Start

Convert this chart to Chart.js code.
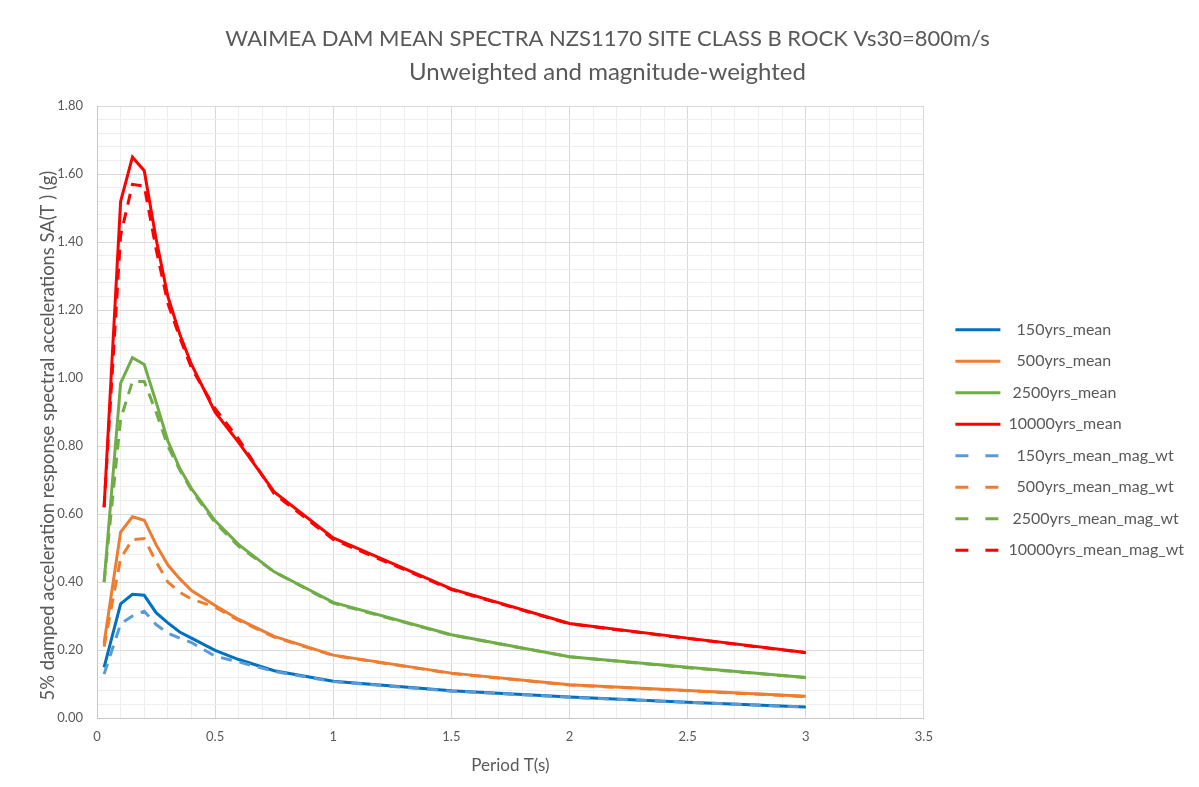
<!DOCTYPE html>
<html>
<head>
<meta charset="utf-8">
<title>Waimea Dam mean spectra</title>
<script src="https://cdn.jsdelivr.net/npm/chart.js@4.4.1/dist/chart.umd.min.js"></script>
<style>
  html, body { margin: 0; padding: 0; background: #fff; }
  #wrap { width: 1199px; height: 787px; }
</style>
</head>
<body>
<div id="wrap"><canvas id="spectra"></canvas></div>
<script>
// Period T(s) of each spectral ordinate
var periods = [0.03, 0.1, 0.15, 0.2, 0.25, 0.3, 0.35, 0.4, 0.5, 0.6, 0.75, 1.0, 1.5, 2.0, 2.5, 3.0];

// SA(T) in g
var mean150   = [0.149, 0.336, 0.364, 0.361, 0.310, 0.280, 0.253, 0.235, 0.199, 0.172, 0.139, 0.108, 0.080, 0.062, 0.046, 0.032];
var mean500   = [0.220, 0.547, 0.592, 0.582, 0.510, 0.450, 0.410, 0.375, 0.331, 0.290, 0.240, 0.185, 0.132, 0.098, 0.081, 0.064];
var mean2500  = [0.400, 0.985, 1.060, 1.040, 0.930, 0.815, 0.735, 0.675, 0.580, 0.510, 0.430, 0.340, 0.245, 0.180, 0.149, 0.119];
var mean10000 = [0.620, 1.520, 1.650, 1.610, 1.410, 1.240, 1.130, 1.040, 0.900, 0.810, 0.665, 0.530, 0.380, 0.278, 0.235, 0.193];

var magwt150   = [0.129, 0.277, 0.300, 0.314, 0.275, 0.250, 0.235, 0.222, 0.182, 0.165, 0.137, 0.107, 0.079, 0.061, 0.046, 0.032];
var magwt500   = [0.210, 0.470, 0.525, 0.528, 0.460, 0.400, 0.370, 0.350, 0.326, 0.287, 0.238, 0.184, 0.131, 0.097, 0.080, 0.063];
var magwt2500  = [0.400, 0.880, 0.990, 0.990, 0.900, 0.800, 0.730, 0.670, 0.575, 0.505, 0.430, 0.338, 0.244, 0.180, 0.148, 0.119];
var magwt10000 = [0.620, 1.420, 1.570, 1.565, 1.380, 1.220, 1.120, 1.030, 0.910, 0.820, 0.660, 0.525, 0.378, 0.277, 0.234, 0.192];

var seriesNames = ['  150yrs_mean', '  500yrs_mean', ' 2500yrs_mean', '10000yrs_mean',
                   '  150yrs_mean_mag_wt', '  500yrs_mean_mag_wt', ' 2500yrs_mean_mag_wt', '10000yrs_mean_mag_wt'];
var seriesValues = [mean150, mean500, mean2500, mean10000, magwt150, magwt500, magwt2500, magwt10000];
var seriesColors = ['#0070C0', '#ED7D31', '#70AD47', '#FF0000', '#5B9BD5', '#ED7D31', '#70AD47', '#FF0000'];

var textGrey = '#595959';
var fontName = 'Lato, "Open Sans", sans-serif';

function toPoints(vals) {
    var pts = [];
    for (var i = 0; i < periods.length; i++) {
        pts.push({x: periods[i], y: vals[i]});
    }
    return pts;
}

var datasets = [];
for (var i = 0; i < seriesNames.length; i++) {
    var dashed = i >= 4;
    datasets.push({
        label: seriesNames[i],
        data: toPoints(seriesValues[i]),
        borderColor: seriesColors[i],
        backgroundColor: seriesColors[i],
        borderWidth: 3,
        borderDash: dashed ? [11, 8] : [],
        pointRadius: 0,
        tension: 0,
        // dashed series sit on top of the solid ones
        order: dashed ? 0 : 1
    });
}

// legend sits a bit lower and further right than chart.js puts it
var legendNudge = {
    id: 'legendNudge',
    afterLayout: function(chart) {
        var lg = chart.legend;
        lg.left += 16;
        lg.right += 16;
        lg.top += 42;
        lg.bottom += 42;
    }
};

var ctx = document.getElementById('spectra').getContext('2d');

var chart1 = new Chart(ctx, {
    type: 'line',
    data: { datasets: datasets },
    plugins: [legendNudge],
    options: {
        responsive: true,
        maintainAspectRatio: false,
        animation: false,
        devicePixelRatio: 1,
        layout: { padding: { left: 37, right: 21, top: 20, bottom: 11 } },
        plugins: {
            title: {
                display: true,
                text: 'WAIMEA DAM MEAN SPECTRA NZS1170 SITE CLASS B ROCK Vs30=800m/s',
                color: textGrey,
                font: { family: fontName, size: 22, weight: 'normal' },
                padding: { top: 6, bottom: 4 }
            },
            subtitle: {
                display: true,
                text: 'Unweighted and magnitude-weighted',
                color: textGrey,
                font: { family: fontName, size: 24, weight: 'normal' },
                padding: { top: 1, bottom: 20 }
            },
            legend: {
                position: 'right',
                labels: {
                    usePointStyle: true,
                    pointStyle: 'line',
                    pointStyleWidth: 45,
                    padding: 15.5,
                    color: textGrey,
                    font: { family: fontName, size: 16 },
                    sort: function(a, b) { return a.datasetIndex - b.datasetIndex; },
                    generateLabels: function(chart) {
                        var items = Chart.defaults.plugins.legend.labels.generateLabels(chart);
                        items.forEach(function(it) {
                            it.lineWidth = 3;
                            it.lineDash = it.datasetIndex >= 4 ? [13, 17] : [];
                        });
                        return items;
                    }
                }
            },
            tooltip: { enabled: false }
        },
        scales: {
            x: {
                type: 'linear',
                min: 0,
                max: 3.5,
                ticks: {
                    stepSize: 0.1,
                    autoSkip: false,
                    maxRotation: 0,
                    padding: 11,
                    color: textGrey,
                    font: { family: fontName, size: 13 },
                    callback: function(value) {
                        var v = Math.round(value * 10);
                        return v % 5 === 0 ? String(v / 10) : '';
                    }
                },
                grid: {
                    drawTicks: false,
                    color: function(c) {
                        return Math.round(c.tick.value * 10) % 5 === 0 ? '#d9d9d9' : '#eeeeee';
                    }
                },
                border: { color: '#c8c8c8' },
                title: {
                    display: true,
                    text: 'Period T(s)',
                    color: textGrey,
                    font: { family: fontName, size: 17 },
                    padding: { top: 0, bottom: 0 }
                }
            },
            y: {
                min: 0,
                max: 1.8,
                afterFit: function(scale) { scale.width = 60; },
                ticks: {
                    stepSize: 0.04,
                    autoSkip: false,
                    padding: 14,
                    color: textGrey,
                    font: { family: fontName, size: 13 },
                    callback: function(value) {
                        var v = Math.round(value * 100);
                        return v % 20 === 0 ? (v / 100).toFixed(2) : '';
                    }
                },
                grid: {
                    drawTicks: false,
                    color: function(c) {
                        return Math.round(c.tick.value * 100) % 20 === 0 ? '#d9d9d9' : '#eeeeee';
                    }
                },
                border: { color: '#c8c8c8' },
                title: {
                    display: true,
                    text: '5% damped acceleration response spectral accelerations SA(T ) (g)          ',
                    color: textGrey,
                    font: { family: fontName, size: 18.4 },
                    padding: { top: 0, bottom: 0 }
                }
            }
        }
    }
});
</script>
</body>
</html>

End

Reproduce the material word for word, minus the images.

## THE COMPLETED TASK
Convert this chart to Chart.js code.
<!DOCTYPE html>
<html>
<head>
<meta charset="utf-8">
<title>Waimea Dam mean spectra</title>
<script src="https://cdn.jsdelivr.net/npm/chart.js@4.4.1/dist/chart.umd.min.js"></script>
<style>
  html, body { margin: 0; padding: 0; background: #fff; }
  #wrap { width: 1199px; height: 787px; }
</style>
</head>
<body>
<div id="wrap"><canvas id="spectra"></canvas></div>
<script>
// Period T(s) of each spectral ordinate
var periods = [0.03, 0.1, 0.15, 0.2, 0.25, 0.3, 0.35, 0.4, 0.5, 0.6, 0.75, 1.0, 1.5, 2.0, 2.5, 3.0];

// SA(T) in g
var mean150   = [0.149, 0.336, 0.364, 0.361, 0.310, 0.280, 0.253, 0.235, 0.199, 0.172, 0.139, 0.108, 0.080, 0.062, 0.046, 0.032];
var mean500   = [0.220, 0.547, 0.592, 0.582, 0.510, 0.450, 0.410, 0.375, 0.331, 0.290, 0.240, 0.185, 0.132, 0.098, 0.081, 0.064];
var mean2500  = [0.400, 0.985, 1.060, 1.040, 0.930, 0.815, 0.735, 0.675, 0.580, 0.510, 0.430, 0.340, 0.245, 0.180, 0.149, 0.119];
var mean10000 = [0.620, 1.520, 1.650, 1.610, 1.410, 1.240, 1.130, 1.040, 0.900, 0.810, 0.665, 0.530, 0.380, 0.278, 0.235, 0.193];

var magwt150   = [0.129, 0.277, 0.300, 0.314, 0.275, 0.250, 0.235, 0.222, 0.182, 0.165, 0.137, 0.107, 0.079, 0.061, 0.046, 0.032];
var magwt500   = [0.210, 0.470, 0.525, 0.528, 0.460, 0.400, 0.370, 0.350, 0.326, 0.287, 0.238, 0.184, 0.131, 0.097, 0.080, 0.063];
var magwt2500  = [0.400, 0.880, 0.990, 0.990, 0.900, 0.800, 0.730, 0.670, 0.575, 0.505, 0.430, 0.338, 0.244, 0.180, 0.148, 0.119];
var magwt10000 = [0.620, 1.420, 1.570, 1.565, 1.380, 1.220, 1.120, 1.030, 0.910, 0.820, 0.660, 0.525, 0.378, 0.277, 0.234, 0.192];

var seriesNames = ['  150yrs_mean', '  500yrs_mean', ' 2500yrs_mean', '10000yrs_mean',
                   '  150yrs_mean_mag_wt', '  500yrs_mean_mag_wt', ' 2500yrs_mean_mag_wt', '10000yrs_mean_mag_wt'];
var seriesValues = [mean150, mean500, mean2500, mean10000, magwt150, magwt500, magwt2500, magwt10000];
var seriesColors = ['#0070C0', '#ED7D31', '#70AD47', '#FF0000', '#5B9BD5', '#ED7D31', '#70AD47', '#FF0000'];

var textGrey = '#595959';
var fontName = 'Lato, "Open Sans", sans-serif';

function toPoints(vals) {
    var pts = [];
    for (var i = 0; i < periods.length; i++) {
        pts.push({x: periods[i], y: vals[i]});
    }
    return pts;
}

var datasets = [];
for (var i = 0; i < seriesNames.length; i++) {
    var dashed = i >= 4;
    datasets.push({
        label: seriesNames[i],
        data: toPoints(seriesValues[i]),
        borderColor: seriesColors[i],
        backgroundColor: seriesColors[i],
        borderWidth: 3,
        borderDash: dashed ? [11, 8] : [],
        pointRadius: 0,
        tension: 0,
        // dashed series sit on top of the solid ones
        order: dashed ? 0 : 1
    });
}

// legend sits a bit lower and further right than chart.js puts it
var legendNudge = {
    id: 'legendNudge',
    afterLayout: function(chart) {
        var lg = chart.legend;
        lg.left += 16;
        lg.right += 16;
        lg.top += 42;
        lg.bottom += 42;
    }
};

var ctx = document.getElementById('spectra').getContext('2d');

var chart1 = new Chart(ctx, {
    type: 'line',
    data: { datasets: datasets },
    plugins: [legendNudge],
    options: {
        responsive: true,
        maintainAspectRatio: false,
        animation: false,
        devicePixelRatio: 1,
        layout: { padding: { left: 37, right: 21, top: 20, bottom: 11 } },
        plugins: {
            title: {
                display: true,
                text: 'WAIMEA DAM MEAN SPECTRA NZS1170 SITE CLASS B ROCK Vs30=800m/s',
                color: textGrey,
                font: { family: fontName, size: 22, weight: 'normal' },
                padding: { top: 6, bottom: 4 }
            },
            subtitle: {
                display: true,
                text: 'Unweighted and magnitude-weighted',
                color: textGrey,
                font: { family: fontName, size: 24, weight: 'normal' },
                padding: { top: 1, bottom: 20 }
            },
            legend: {
                position: 'right',
                labels: {
                    usePointStyle: true,
                    pointStyle: 'line',
                    pointStyleWidth: 45,
                    padding: 15.5,
                    color: textGrey,
                    font: { family: fontName, size: 16 },
                    sort: function(a, b) { return a.datasetIndex - b.datasetIndex; },
                    generateLabels: function(chart) {
                        var items = Chart.defaults.plugins.legend.labels.generateLabels(chart);
                        items.forEach(function(it) {
                            it.lineWidth = 3;
                            it.lineDash = it.datasetIndex >= 4 ? [13, 17] : [];
                        });
                        return items;
                    }
                }
            },
            tooltip: { enabled: false }
        },
        scales: {
            x: {
                type: 'linear',
                min: 0,
                max: 3.5,
                ticks: {
                    stepSize: 0.1,
                    autoSkip: false,
                    maxRotation: 0,
                    padding: 11,
                    color: textGrey,
                    font: { family: fontName, size: 13 },
                    callback: function(value) {
                        var v = Math.round(value * 10);
                        return v % 5 === 0 ? String(v / 10) : '';
                    }
                },
                grid: {
                    drawTicks: false,
                    color: function(c) {
                        return Math.round(c.tick.value * 10) % 5 === 0 ? '#d9d9d9' : '#eeeeee';
                    }
                },
                border: { color: '#c8c8c8' },
                title: {
                    display: true,
                    text: 'Period T(s)',
                    color: textGrey,
                    font: { family: fontName, size: 17 },
                    padding: { top: 0, bottom: 0 }
                }
            },
            y: {
                min: 0,
                max: 1.8,
                afterFit: function(scale) { scale.width = 60; },
                ticks: {
                    stepSize: 0.04,
                    autoSkip: false,
                    padding: 14,
                    color: textGrey,
                    font: { family: fontName, size: 13 },
                    callback: function(value) {
                        var v = Math.round(value * 100);
                        return v % 20 === 0 ? (v / 100).toFixed(2) : '';
                    }
                },
                grid: {
                    drawTicks: false,
                    color: function(c) {
                        return Math.round(c.tick.value * 100) % 20 === 0 ? '#d9d9d9' : '#eeeeee';
                    }
                },
                border: { color: '#c8c8c8' },
                title: {
                    display: true,
                    text: '5% damped acceleration response spectral accelerations SA(T ) (g)          ',
                    color: textGrey,
                    font: { family: fontName, size: 18.4 },
                    padding: { top: 0, bottom: 0 }
                }
            }
        }
    }
});
</script>
</body>
</html>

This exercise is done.